“ The highest manifestation of life consists in this: that a being governs its own actions. A thing which is always subject to the direction of another is somewhat of a dead thing”
Tuesday, 6 November 2007
Franco Frattini, the EU Justice
It involves ’tough new anti terror proposals’ – and we all know that’s good, don’t we?
Especially the, highly trained, crack BBC old lady interviewee squad. Who will generally enthusiastically approve anything, up to and including, summary executions on street corners, on the grounds that ‘if you have nothing to hide, you have nothing to fear’.
It seems one of the things they are looking at is based on the practice of gathering Passenger Name Record (PNR) data, adopted by the US post 9/11.
Frattini wants to make it obligatory for all EU states to collect 19 pieces of personal information about people flying to or from member states and store it for up to 13 years. Including a phone number, e-mail address and payment details.

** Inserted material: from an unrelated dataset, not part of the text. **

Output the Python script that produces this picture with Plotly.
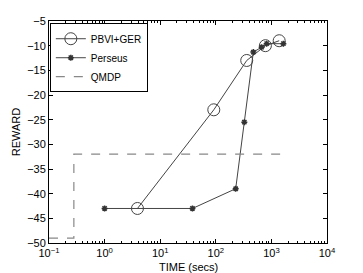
import plotly.graph_objects as go

pbvi_time = [3.9, 92, 360, 780, 1380]
pbvi_reward = [-43, -23, -13, -10, -9]

perseus_time = [1, 38, 228, 326, 473, 668, 822, 1640]
perseus_reward = [-43, -43, -39, -25.5, -11.3, -10.3, -9.6, -9.6]

qmdp_time = [0.1, 0.28, 0.28, 2000]
qmdp_reward = [-49, -49, -32, -32]

x_tickvals = [0.1, 1, 10, 100, 1000, 10000]
x_ticktext = ["10<sup>−1</sup>", "10<sup>0</sup>", "10<sup>1</sup>", "10<sup>2</sup>", "10<sup>3</sup>", "10<sup>4</sup>"]
y_tickvals = [-5, -10, -15, -20, -25, -30, -35, -40, -45, -50]

minor_vals = [m * 10 ** e for e in range(-1, 4) for m in range(2, 10)]

fig = go.Figure()
fig.add_trace(go.Scatter(
    x=pbvi_time, y=pbvi_reward, name="PBVI+GER", mode="lines+markers",
    line=dict(color="#444444", width=1),
    marker=dict(symbol="circle-open", size=12, color="#444444", line=dict(width=1)),
))
fig.add_trace(go.Scatter(
    x=perseus_time, y=perseus_reward, name="Perseus", mode="lines+markers",
    line=dict(color="#444444", width=1),
    marker=dict(symbol="asterisk-open", size=5, color="#333333", line=dict(width=1.5, color="#333333")),
))
fig.add_trace(go.Scatter(
    x=qmdp_time, y=qmdp_reward, name="QMDP", mode="lines",
    line=dict(color="#888888", width=1.2, dash="dash"),
))

axis_common = dict(
    showline=True, linecolor="black", linewidth=1, mirror="ticks",
    ticks="inside", ticklen=4, tickcolor="black", showgrid=False, zeroline=False,
    automargin=False,
    tickfont=dict(family="Liberation Sans, Arial", size=11, color="black"),
)

fig.update_layout(
    width=355, height=265,
    margin=dict(l=41, r=36, t=13, b=30),
    paper_bgcolor="white", plot_bgcolor="white",
    font=dict(family="Liberation Sans, Arial", size=11, color="black"),
    xaxis=dict(
        type="log", range=[-1, 4], tickvals=x_tickvals, ticktext=x_ticktext,
        minor=dict(tickvals=minor_vals, ticks="inside", ticklen=2, tickcolor="black", showgrid=False),
        **axis_common,
    ),
    yaxis=dict(
        range=[-50, -5], tickvals=y_tickvals,
        title=dict(text="REWARD", standoff=4, font=dict(size=11)),
        **axis_common,
    ),
    annotations=[dict(
        text="TIME (secs)", xref="paper", yref="paper", x=0.5, y=0,
        yshift=-16, xanchor="center", yanchor="top", showarrow=False,
        font=dict(size=11),
    )],
    showlegend=True,
    legend=dict(
        x=0.003, y=0.99, xanchor="left", yanchor="top",
        bgcolor="white", bordercolor="black", borderwidth=1,
        font=dict(size=10), tracegroupgap=0, itemwidth=30,
    ),
)

fig.write_html("out.html")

The plan apparently also pays special attention to the internet…
Even some EU legislators have voiced privacy concerns over the proposals, but the steely Fratelli said: "There is no room for complacency - for letting our guard down,"
Some EU parliamentarians questioned the EUs enthusiasm for yet more and more anti-terror measures, when the effectiveness of those put in place following the Madrid and London have not even been properly evaluated yet.
They also pointed out that some of them, such as the restrictive rules limiting liquids allowed on EU-bound flights show no indication at all of having any positive impact on security.
Martine Roure, MEP for South East France, argued “We should look at the efficiency of the EU legislation in this area. Some extremely restrictive measures have been adopted. Some haven't had the results expected, and some might even lend a false sense of security."